### [WHAT TO WORK ON]
Word for word, transcribe the lines below and drop the pictures.

### [Part of a data file]
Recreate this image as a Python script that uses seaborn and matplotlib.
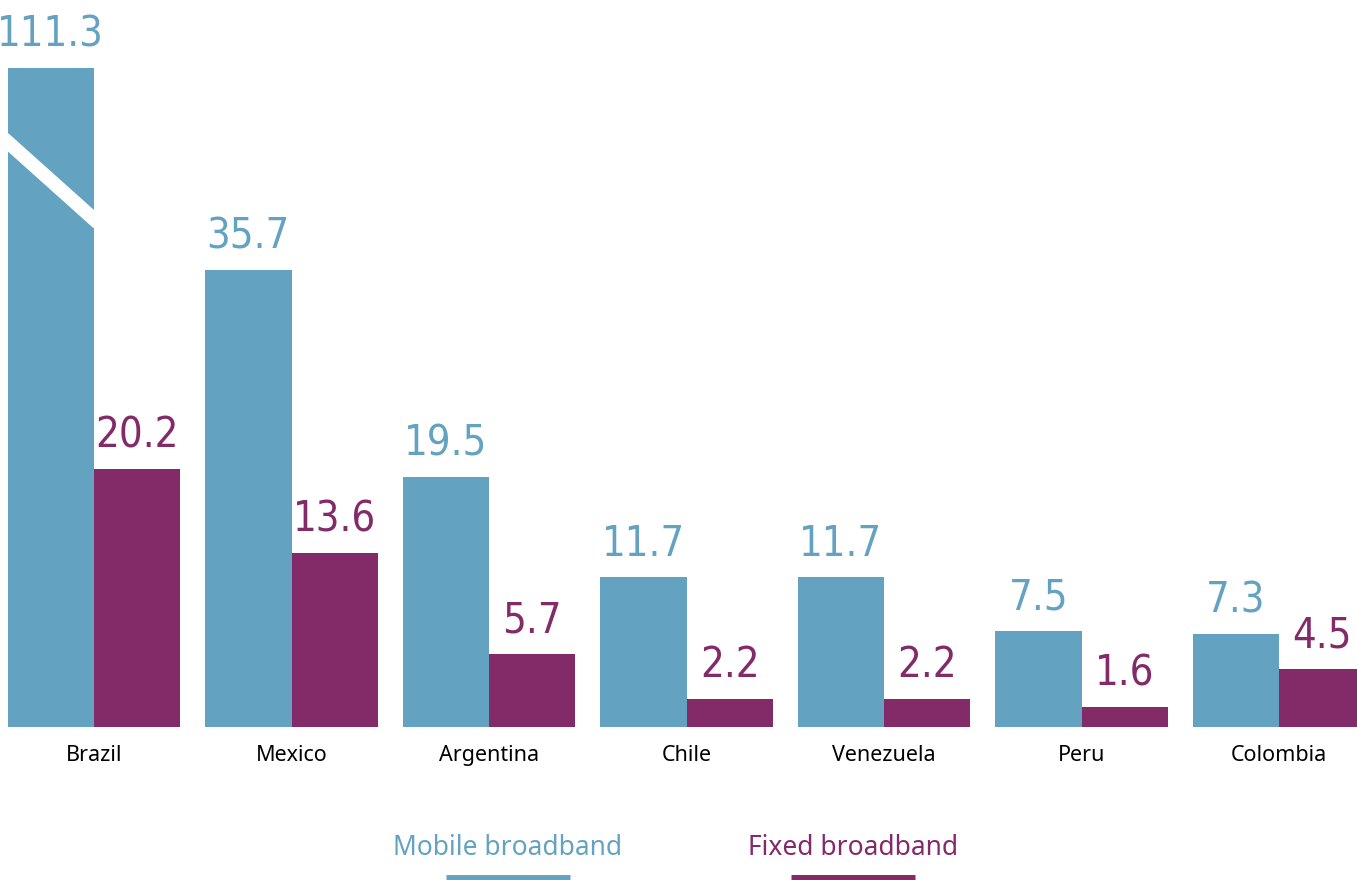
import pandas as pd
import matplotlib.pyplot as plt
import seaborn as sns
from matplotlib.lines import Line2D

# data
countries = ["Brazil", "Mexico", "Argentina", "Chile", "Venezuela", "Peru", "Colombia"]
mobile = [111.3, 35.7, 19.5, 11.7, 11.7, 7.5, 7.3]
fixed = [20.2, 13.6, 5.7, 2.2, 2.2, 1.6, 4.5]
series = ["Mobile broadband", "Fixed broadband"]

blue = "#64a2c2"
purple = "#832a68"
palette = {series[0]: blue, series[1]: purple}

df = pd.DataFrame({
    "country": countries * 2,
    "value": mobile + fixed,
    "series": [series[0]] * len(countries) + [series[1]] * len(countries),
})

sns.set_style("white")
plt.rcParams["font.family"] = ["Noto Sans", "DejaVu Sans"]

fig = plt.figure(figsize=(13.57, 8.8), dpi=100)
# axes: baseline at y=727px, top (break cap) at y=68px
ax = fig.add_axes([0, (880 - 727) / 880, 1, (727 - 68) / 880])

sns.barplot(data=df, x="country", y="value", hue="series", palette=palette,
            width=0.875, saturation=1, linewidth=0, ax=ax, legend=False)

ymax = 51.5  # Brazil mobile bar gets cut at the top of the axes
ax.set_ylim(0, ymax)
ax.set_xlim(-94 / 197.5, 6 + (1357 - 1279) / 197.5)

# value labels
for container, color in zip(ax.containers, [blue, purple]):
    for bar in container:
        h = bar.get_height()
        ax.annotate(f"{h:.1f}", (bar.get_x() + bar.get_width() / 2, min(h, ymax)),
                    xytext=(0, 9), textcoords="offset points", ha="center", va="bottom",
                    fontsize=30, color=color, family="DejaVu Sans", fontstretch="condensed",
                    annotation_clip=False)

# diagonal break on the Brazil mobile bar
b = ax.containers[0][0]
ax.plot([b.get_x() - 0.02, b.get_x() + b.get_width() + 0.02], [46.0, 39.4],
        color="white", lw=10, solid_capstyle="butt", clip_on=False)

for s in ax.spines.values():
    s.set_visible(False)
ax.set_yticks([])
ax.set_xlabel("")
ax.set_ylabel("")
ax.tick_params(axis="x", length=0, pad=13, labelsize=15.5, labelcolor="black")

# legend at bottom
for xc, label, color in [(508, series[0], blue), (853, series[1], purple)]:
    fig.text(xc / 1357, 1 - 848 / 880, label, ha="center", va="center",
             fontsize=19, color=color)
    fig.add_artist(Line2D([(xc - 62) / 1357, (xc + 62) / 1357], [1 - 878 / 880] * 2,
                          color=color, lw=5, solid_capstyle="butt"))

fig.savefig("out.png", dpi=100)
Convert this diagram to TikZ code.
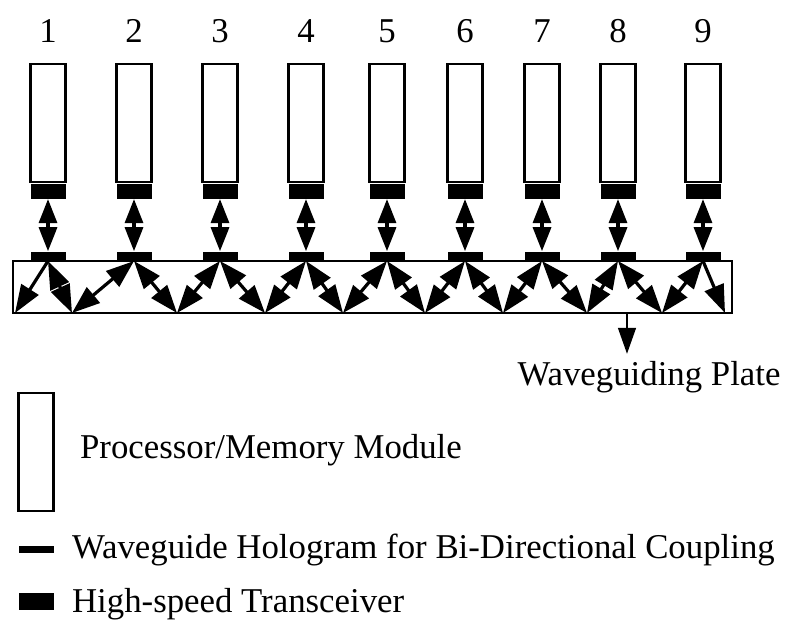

### [TASK OUTPUT]
Recreate this image as a Python script that uses seaborn and matplotlib.
import pandas as pd
import matplotlib.pyplot as plt
import seaborn as sns
from matplotlib.lines import Line2D

# data
countries = ["Brazil", "Mexico", "Argentina", "Chile", "Venezuela", "Peru", "Colombia"]
mobile = [111.3, 35.7, 19.5, 11.7, 11.7, 7.5, 7.3]
fixed = [20.2, 13.6, 5.7, 2.2, 2.2, 1.6, 4.5]
series = ["Mobile broadband", "Fixed broadband"]

blue = "#64a2c2"
purple = "#832a68"
palette = {series[0]: blue, series[1]: purple}

df = pd.DataFrame({
    "country": countries * 2,
    "value": mobile + fixed,
    "series": [series[0]] * len(countries) + [series[1]] * len(countries),
})

sns.set_style("white")
plt.rcParams["font.family"] = ["Noto Sans", "DejaVu Sans"]

fig = plt.figure(figsize=(13.57, 8.8), dpi=100)
# axes: baseline at y=727px, top (break cap) at y=68px
ax = fig.add_axes([0, (880 - 727) / 880, 1, (727 - 68) / 880])

sns.barplot(data=df, x="country", y="value", hue="series", palette=palette,
            width=0.875, saturation=1, linewidth=0, ax=ax, legend=False)

ymax = 51.5  # Brazil mobile bar gets cut at the top of the axes
ax.set_ylim(0, ymax)
ax.set_xlim(-94 / 197.5, 6 + (1357 - 1279) / 197.5)

# value labels
for container, color in zip(ax.containers, [blue, purple]):
    for bar in container:
        h = bar.get_height()
        ax.annotate(f"{h:.1f}", (bar.get_x() + bar.get_width() / 2, min(h, ymax)),
                    xytext=(0, 9), textcoords="offset points", ha="center", va="bottom",
                    fontsize=30, color=color, family="DejaVu Sans", fontstretch="condensed",
                    annotation_clip=False)

# diagonal break on the Brazil mobile bar
b = ax.containers[0][0]
ax.plot([b.get_x() - 0.02, b.get_x() + b.get_width() + 0.02], [46.0, 39.4],
        color="white", lw=10, solid_capstyle="butt", clip_on=False)

for s in ax.spines.values():
    s.set_visible(False)
ax.set_yticks([])
ax.set_xlabel("")
ax.set_ylabel("")
ax.tick_params(axis="x", length=0, pad=13, labelsize=15.5, labelcolor="black")

# legend at bottom
for xc, label, color in [(508, series[0], blue), (853, series[1], purple)]:
    fig.text(xc / 1357, 1 - 848 / 880, label, ha="center", va="center",
             fontsize=19, color=color)
    fig.add_artist(Line2D([(xc - 62) / 1357, (xc + 62) / 1357], [1 - 878 / 880] * 2,
                          color=color, lw=5, solid_capstyle="butt"))

fig.savefig("out.png", dpi=100)
Convert this diagram to TikZ code.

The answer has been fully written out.